Self-Healing and shape memory reconfigurable Poly(urethane-urea-amide) elastomers containing multiple dynamic bonds for improving performance of 4D printout

[Display omitted] •Self-healing, shape memory reconfigurable sPUUA is prepared via reactive extrusion.•sPUUA containing multiple dynamic bonds can improve the performance of 4D printout.•sPUUA exhibits excellent shape memory effect based on multiple dynamic bonds.•sPUUA exhibit better comprehensive performance in some special application fields. As smart polymer material, 4D printed shape memory polymers (SMPs) can fix a temporary shape under a certain external stimulus and recover to the permanent shape under the same type of stimulus, which has attracted tremendous attention because of its potential applications in flexible electronics, biomedicine and other emerging fields. However, the traditional 4D printable polymer products in the practical multifunctional application usually have poor self-healing, shape memory, recyclability.
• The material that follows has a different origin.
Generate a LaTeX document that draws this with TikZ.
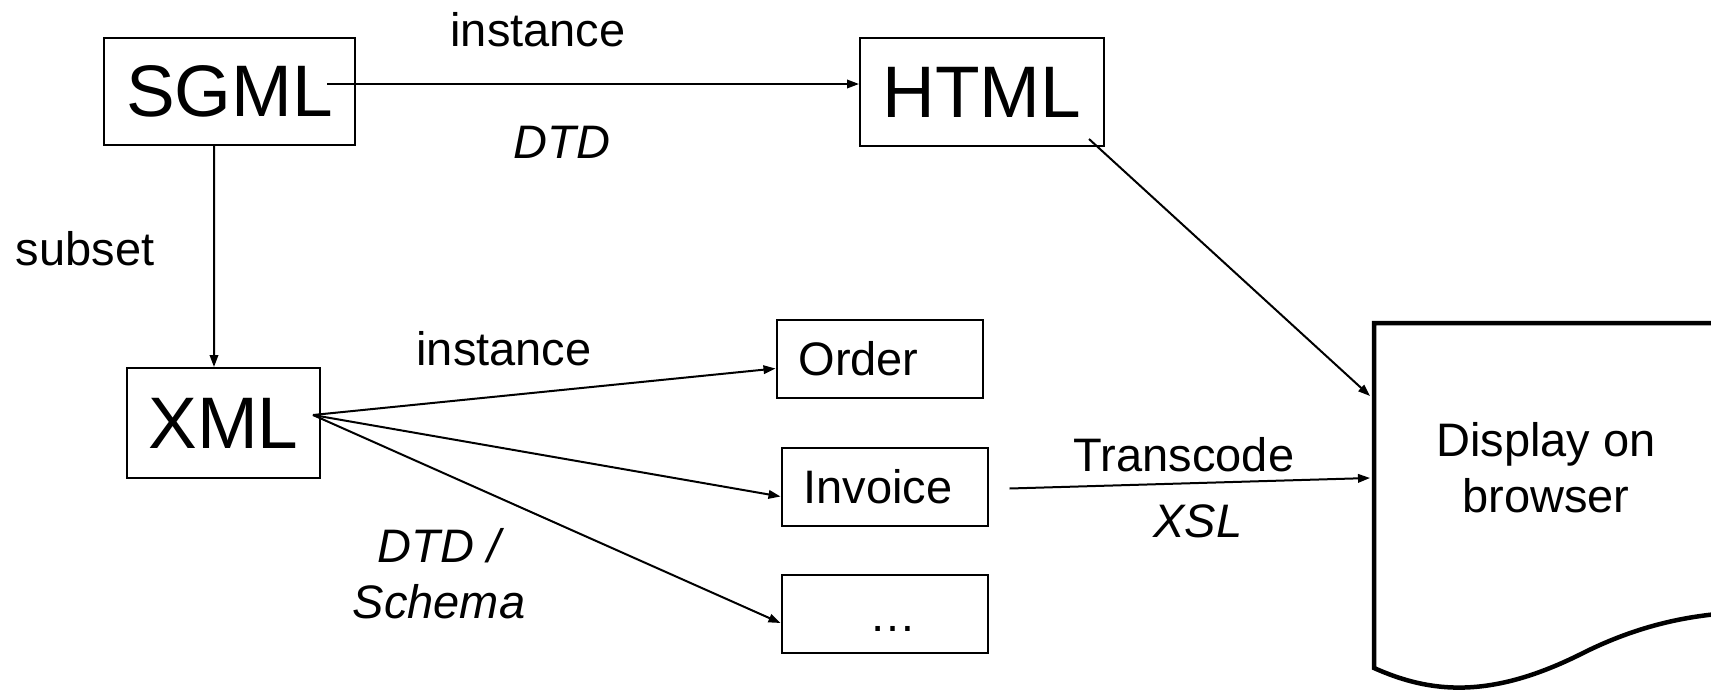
\documentclass[tikz,border=0pt]{standalone}
\usepackage{fontspec}
\setmainfont{Liberation Sans}
\usetikzlibrary{arrows.meta}
\tikzset{
  font={\fontsize{47pt}{56pt}\selectfont}}

\begin{document}
\begin{tikzpicture}[x=10pt,y=10pt]
\tikzstyle{every node}+=[inner sep=0pt]
\tikzstyle{lang}=[draw, line width=2pt, font={\fontsize{73pt}{88pt}\selectfont}]
\tikzstyle{doc}=[draw, line width=2pt, align=left, inner xsep=22pt, text width=162pt, minimum height=78pt]
\tikzstyle{slanted}=[font={\fontsize{47pt}{56pt}\selectfont\itshape}]
\tikzstyle{link}=[line width=2pt, -{Triangle[length=12pt,width=8.5pt]}]
\useasboundingbox (0,0) rectangle (171.1,-69.1);
% languages
\node [lang, minimum width=251pt, minimum height=107pt] (sgml) at (22.95,-9.15) {SGML};
\node [lang, minimum width=244pt, minimum height=108pt] (html) at (98.2,-9.2) {HTML};
\node [lang, minimum width=193pt, minimum height=110pt] (xml) at (22.35,-42.3) {XML};
% documents
\node [doc] (order) at (87.95,-35.85) {Order};
\node [doc] (invoice) at (88.45,-48.65) {Invoice};
\node [doc] (more) at (88.45,-61.4) {\hspace*{66pt}\raisebox{-34pt}{\ldots}};
% labels
\node (inst1) at (53.8,-3.0) {instance};
\node [slanted] (dtd1) at (56.2,-14.2) {DTD};
\node (subset) at (8.5,-24.9) {subset};
\node (inst2) at (50.4,-34.9) {instance};
\node [slanted, align=center] (dtd2) at (43.9,-57.4) {DTD /\\Schema};
\node (trans) at (118.4,-45.5) {Transcode};
\node [slanted] (xsl) at (119.8,-52.1) {XSL};
% browser page
\draw [line width=4.5pt, line join=miter] (176,-32.3) -- (137.4,-32.3) -- (137.4,-66.8)
  .. controls (143.0,-69.3) and (149.0,-70.0) .. (158.3,-65.3)
  .. controls (164.3,-62.3) and (170.0,-61.2) .. (176.0,-61.2);
\node [align=center] (display) at (154.6,-46.8) {Display on\\browser};
\coordinate (sgmlout) at (32.7,-8.4);
\coordinate (xmlout) at (31.3,-41.5);
\coordinate (browser1) at (137.0,-39.6);
\coordinate (browser2) at (137.0,-47.8);
% arrows
\draw [link] (sgmlout) -- (html.west |- sgmlout);
\draw [link] ([xshift=-15.5pt]sgml.south) -- ([xshift=-9.5pt]xml.north);
\draw [link] (xmlout) -- ([yshift=-10pt]order.west);
\draw [link] (xmlout) -- ([yshift=-10pt]invoice.west);
\draw [link] (xmlout) -- ([yshift=-9pt]more.west);
\draw [link] ([xshift=21pt,yshift=-2pt]invoice.east) -- (browser2);
\draw [link] ([xshift=-16pt,yshift=8pt]html.south east) -- (browser1);
\end{tikzpicture}
\end{document}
Herein, a series of poly(urethane-urea-amide) elastomers (sPUUA) containing thiocarbamate, disulfide and carbamate dynamic bonds are successfully prepared by the copolymerization of isocyanate-terminated polyurethane prepolymer (OPU), polyetheramine and amino-terminated oligomeric polyamide-1212 (PA1212) in twin-screw extruder via reactive extrusion. Notably, sPUUA elastomers have self-healing, one-way/two-way and multiple shape memory functions. Damaged sPUUA-TU3 and sPUUA-TU3-H10 films with 0.9 wt% DBTDL can be healed by thermal treatment at 150 °C for 30 min and they also exhibit excellent micro-scratch elimination ability. Furthermore, sPUUA-TU3-H10 demonstrates a tensile stress of 9.6 MPa and an elongation at break of 402.3 % with a healing efficiency of 69 %, and exhibits the outstanding shape memory behavior based on supramolecular interactions and dynamic covalent bonds. Then the sPUUA elastomers were granulated, dried, extruded by single screw extruder, and then hot-stretched by pulling rollers into 1.75 ± 0.05 mm diameter wires for FDM 4D printing. The self-healing, macroscopic shape memory and reconfigurability of the as-printed objects were also demonstrated. Accordingly, sPUUA elastomers based on 4D printing will enable vast potential applications in the fields of multifunctional shape shifting devices, biomedicine, robotics and additive manufacturing.